- [TASK PROMPT]
Scan the records for the word "matplotlib". Copy each line that includes it.

- [EXTRACTED ENTRIES]
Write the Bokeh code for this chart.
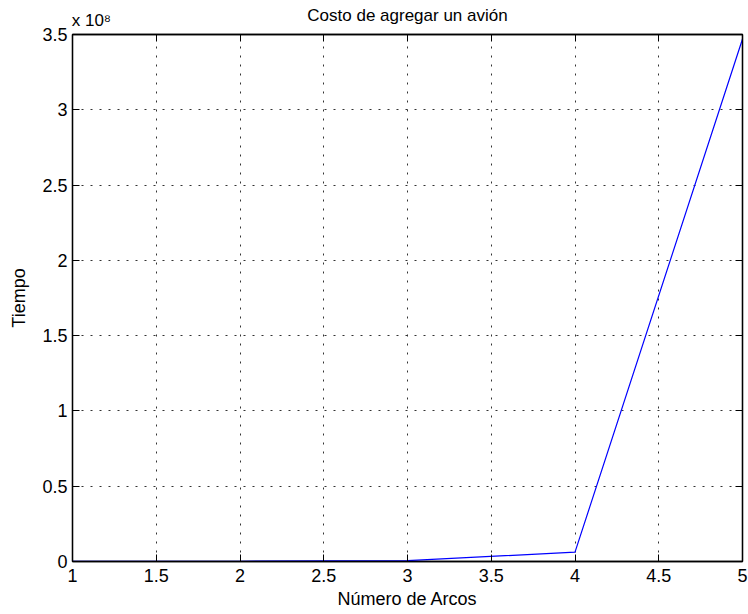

---

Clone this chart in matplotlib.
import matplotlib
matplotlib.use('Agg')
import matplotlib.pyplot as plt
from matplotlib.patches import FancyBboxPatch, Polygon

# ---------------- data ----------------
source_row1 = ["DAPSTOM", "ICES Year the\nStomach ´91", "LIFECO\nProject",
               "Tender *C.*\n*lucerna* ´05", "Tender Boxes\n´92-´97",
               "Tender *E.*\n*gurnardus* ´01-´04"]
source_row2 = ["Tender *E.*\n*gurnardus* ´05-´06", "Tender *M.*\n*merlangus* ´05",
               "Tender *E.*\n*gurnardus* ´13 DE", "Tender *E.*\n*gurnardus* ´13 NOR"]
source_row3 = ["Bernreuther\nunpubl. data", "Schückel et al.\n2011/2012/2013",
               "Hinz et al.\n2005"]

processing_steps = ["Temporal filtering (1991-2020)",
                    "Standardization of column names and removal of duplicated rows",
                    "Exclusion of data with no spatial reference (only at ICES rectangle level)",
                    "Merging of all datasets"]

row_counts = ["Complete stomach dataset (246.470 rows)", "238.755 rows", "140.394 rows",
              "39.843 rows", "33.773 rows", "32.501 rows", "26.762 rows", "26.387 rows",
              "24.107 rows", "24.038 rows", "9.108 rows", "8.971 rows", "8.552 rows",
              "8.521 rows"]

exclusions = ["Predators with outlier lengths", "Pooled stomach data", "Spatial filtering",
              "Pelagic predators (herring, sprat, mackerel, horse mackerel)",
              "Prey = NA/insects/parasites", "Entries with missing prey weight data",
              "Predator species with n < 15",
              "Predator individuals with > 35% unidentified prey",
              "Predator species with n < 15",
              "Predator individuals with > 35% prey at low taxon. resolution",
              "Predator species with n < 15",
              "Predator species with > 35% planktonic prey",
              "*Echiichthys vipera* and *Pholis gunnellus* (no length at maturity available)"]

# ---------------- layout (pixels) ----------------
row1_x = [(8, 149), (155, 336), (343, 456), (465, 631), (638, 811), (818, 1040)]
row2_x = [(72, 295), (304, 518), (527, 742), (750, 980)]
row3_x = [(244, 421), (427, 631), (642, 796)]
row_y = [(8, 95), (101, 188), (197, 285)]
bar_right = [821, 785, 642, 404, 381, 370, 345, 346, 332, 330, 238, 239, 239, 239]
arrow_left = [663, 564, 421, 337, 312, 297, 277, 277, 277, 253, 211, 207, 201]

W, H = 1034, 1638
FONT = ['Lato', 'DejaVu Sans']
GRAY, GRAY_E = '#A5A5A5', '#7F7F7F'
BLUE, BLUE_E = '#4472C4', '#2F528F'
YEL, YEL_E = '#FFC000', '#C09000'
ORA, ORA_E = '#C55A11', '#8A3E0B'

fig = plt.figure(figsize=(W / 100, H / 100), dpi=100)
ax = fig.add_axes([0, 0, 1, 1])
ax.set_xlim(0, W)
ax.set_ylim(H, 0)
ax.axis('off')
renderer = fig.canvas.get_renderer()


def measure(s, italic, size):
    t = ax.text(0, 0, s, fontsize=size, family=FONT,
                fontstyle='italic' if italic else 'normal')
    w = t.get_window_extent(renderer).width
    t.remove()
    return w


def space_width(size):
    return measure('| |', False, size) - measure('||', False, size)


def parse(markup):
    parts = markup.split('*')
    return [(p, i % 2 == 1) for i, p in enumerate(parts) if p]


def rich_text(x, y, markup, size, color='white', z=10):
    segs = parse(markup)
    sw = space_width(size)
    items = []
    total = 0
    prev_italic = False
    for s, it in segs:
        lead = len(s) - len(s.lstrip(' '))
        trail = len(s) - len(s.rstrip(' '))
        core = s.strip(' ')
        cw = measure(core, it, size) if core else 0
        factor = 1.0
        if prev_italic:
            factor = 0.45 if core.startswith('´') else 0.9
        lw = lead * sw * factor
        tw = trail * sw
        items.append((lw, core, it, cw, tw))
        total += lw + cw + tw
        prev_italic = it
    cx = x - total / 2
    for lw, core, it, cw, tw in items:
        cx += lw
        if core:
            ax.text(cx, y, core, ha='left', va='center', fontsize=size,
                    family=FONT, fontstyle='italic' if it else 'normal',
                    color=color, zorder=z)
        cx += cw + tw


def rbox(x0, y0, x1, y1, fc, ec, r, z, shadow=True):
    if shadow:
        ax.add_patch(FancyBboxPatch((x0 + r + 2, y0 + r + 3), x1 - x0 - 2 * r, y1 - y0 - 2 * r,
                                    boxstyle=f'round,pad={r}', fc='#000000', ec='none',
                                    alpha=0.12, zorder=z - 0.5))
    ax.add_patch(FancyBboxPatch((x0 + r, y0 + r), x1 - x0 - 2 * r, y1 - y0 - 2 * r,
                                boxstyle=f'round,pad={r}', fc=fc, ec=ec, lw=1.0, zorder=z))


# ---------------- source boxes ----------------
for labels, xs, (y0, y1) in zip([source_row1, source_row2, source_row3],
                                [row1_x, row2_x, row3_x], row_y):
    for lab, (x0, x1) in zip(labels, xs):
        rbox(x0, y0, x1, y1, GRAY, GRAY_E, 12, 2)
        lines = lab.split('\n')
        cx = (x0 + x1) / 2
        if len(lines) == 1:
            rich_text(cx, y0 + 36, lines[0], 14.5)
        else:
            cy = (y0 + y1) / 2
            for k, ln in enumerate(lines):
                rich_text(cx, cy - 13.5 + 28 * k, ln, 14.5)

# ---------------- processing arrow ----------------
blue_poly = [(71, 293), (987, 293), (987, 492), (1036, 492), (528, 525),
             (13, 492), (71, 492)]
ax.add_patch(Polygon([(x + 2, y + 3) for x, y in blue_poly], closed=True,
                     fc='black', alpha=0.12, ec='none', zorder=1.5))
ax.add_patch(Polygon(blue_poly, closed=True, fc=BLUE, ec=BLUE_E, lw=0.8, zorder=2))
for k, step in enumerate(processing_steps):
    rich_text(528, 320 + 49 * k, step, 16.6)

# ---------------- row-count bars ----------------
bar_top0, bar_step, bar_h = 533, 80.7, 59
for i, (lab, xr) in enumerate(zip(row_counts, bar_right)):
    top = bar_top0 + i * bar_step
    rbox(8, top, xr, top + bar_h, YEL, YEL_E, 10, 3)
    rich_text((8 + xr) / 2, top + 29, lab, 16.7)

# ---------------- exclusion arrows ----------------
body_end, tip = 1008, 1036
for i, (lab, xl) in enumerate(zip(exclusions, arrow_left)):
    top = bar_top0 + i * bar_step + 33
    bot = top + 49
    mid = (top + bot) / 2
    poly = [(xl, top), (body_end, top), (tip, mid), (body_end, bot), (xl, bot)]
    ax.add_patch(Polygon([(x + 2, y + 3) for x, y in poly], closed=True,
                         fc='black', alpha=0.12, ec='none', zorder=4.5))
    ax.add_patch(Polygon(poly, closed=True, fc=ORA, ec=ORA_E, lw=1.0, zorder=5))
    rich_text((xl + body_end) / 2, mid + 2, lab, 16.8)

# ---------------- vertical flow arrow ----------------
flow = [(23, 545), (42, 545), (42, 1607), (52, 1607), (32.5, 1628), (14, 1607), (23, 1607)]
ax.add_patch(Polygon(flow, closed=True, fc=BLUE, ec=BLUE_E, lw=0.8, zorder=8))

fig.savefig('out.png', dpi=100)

- [RESPONSE BELOW]
Clone this chart in matplotlib.
import matplotlib
matplotlib.use('Agg')
import matplotlib.pyplot as plt
from matplotlib.patches import FancyBboxPatch, Polygon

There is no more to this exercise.